N0AGI commented 2 years ago

@DMRobertson - understood the concerns / implications around awarding 777. This was but an interim soln for me. definitely not the long term.

So, perhaps someone can point me to what exactly the issue is. The original dir permissions were 755 (I think). I set the synapse container to run under PUID and PGID of the docker server's uid/gid. I am not able to upload any media into synapse w/o setting the data/media_store/local_content permissions to 777. So, I am not sure what is causing the app to lean on rwx access to 'others'.

In the meantime, I was exploring the log further. What I found was an entry as follows: Please note the "{None}" id; typically, this would be "@user:" Any thoughts here ? ("" are intentionally masked)

synapse.access.http.8008 - 427 - INFO - GET-254 - - {None} Processed request: 0.004sec/-0.000sec (0.002sec, 0.000sec) (0.001sec/0.000sec/1) 149191B 200 "GET /_matrix/media/r0/download/matrix.n0agi.com/jKWHBYEEzGnPIabqRuvkCnSn HTTP/1.1" "Element/1.4.4 (Linux; U; Android 12; SM-T870 Build/SP1A.210812.01; Flavour GooglePlay; MatrixAndroidSdk2 1.4.4)" [0 dbevts]

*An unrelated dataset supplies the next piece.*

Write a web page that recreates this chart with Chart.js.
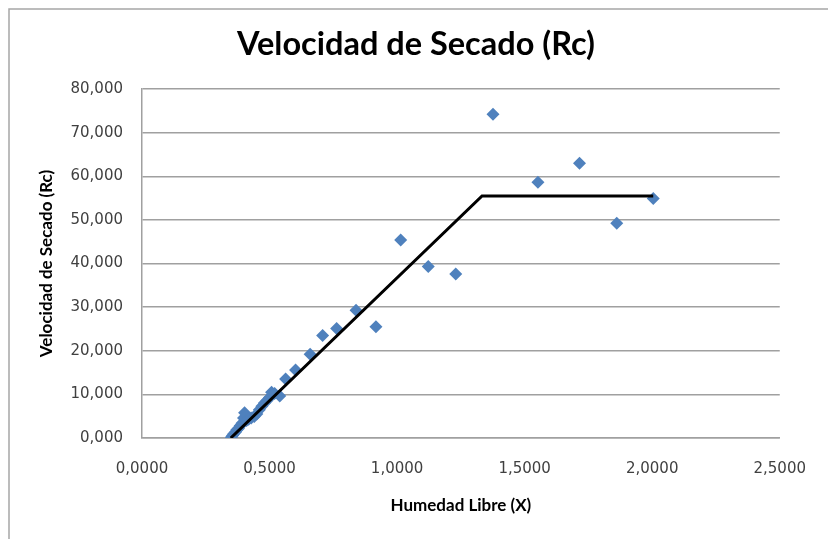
<!DOCTYPE html>
<html>
<head>
<meta charset="utf-8">
<script src="https://cdn.jsdelivr.net/npm/chart.js@4"></script>
<style>
  html, body { margin: 0; padding: 0; background: #fff; }
  #wrap { width: 828px; height: 539px; position: relative; }
</style>
</head>
<body>
<div id="wrap"><canvas id="rcChart" width="828" height="539"></canvas></div>
<script>
// ====== DATA ======
const humedadX = [0.350, 0.355, 0.360, 0.366, 0.372, 0.378, 0.385, 0.392, 0.398, 0.402,
  0.410, 0.418, 0.428, 0.440, 0.450, 0.460, 0.470, 0.480, 0.490, 0.500,
  0.508, 0.520, 0.540, 0.563, 0.602, 0.659, 0.708, 0.763, 0.839, 0.917,
  1.014, 1.122, 1.230, 1.376, 1.552, 1.715, 1.861, 2.004];
const velocidadRc = [0.2, 0.6, 1.0, 1.3, 1.9, 2.2, 2.8, 3.4, 4.6, 5.8,
  4.0, 4.3, 4.6, 4.9, 5.5, 6.5, 7.3, 8.0, 8.6, 9.3,
  10.5, 10.2, 9.6, 13.5, 15.6, 19.2, 23.5, 25.1, 29.3, 25.5,
  45.4, 39.3, 37.6, 74.2, 58.6, 63.0, 49.2, 54.9];

// tramo decreciente + tramo constante
const ajusteX = [0.348, 1.333, 2.004];
const ajusteY = [0, 55.5, 55.5];

const xTickStep = 0.5;
const yTickStep = 10;

const chartTitle = 'Velocidad de Secado (Rc)';

// ====== CHART ======
const fmt = (v, d) => v.toFixed(d).replace('.', ',');

// marco gris exterior + titulo (centrado como en Excel, no sobre el area de ejes)
const framePlugin = {
  id: 'frameAndTitle',
  beforeDraw(chart) {
    const c = chart.ctx;
    c.save();
    c.strokeStyle = '#A6A6A6';
    c.lineWidth = 1.5;
    c.beginPath();
    c.moveTo(9, 539);
    c.lineTo(9, 9);
    c.lineTo(828, 9);
    c.stroke();
    c.restore();
  },
  afterDraw(chart) {
    const c = chart.ctx;
    c.save();
    c.fillStyle = '#000';
    c.font = 'bold 32.5px Lato';
    c.textAlign = 'center';
    c.textBaseline = 'middle';
    c.fillText(chartTitle, 416, 45);
    c.restore();
  }
};

new Chart(document.getElementById('rcChart'), {
  type: 'scatter',
  data: {
    datasets: [
      {
        label: 'Ajuste',
        type: 'line',
        data: ajusteX.map((x, i) => ({ x, y: ajusteY[i] })),
        borderColor: '#000000',
        borderWidth: 3,
        pointRadius: 0,
        fill: false,
        tension: 0,
        order: 0
      },
      {
        label: 'Rc',
        data: humedadX.map((x, i) => ({ x, y: velocidadRc[i] })),
        pointStyle: 'rectRot',
        pointRadius: 6.5,
        backgroundColor: '#4F81BD',
        borderColor: '#4F81BD',
        borderWidth: 0,
        order: 1
      }
    ]
  },
  options: {
    responsive: false,
    animation: false,
    layout: { padding: { left: 0, right: 47, top: 89, bottom: 0 } },
    plugins: {
      legend: { display: false },
      tooltip: { enabled: false },
      title: { display: false }
    },
    scales: {
      x: {
        type: 'linear',
        min: 0,
        max: 2.5,
        grid: { display: false, drawTicks: false },
        border: { color: '#A0A0A0', width: 1.5 },
        ticks: {
          stepSize: xTickStep,
          padding: 22,
          color: '#404040',
          font: { family: 'DejaVu Sans', size: 15 },
          callback: v => fmt(v, 4)
        },
        title: {
          display: true,
          text: 'Humedad Libre (X)',
          color: '#000',
          font: { family: 'Lato', size: 17, weight: 'bold' },
          padding: { top: 0, bottom: 23 }
        },
        afterFit: s => { s.height = 101; }
      },
      y: {
        min: 0,
        max: 80,
        grid: { color: '#A0A0A0', lineWidth: 1.5, drawTicks: false },
        border: { color: '#A0A0A0', width: 1.5 },
        ticks: {
          stepSize: yTickStep,
          padding: 19,
          color: '#404040',
          font: { family: 'DejaVu Sans', size: 15 },
          callback: v => fmt(v, 3)
        },
        title: {
          display: true,
          text: 'Velocidad de Secado (Rc)',
          color: '#000',
          font: { family: 'Lato', size: 17, weight: 'bold' },
          padding: { top: 36, bottom: 0 }
        },
        afterFit: s => { s.width = 142; }
      }
    }
  },
  plugins: [framePlugin]
});
</script>
</body>
</html>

I plan to rebuild the container from scratch with 0 historical data. But, wanted to explore all options before I went that route.

any pointers would be appreciated. I bet I am missing something - but, my brain might be thick to see... Thanks

richvdh commented 2 years ago

(have hidden comments unrelated to this issue. Please note we're unable to provide general user support via the issue tracker.)

00011100 commented 2 years ago

Any updates on this issue?

squahtx commented 2 years ago

For large files (>100MiB), we suspect #13009 to be the cause. We've not yet been able to track down the cause for small files.

Hiers commented 2 years ago

I was having this problem too. No file, no matter how big or small, could be uploaded. I eventually found the problem was in the homeserver.yaml "media_store_path" config. It was set to /var/lib/synapse/media_store, and I was running synapse as another user (not synapse) who didn't have write access to that directory. Either changing the directory to somewhere you have write permission or having synapse be run as the synapse user will fix it if this is your case.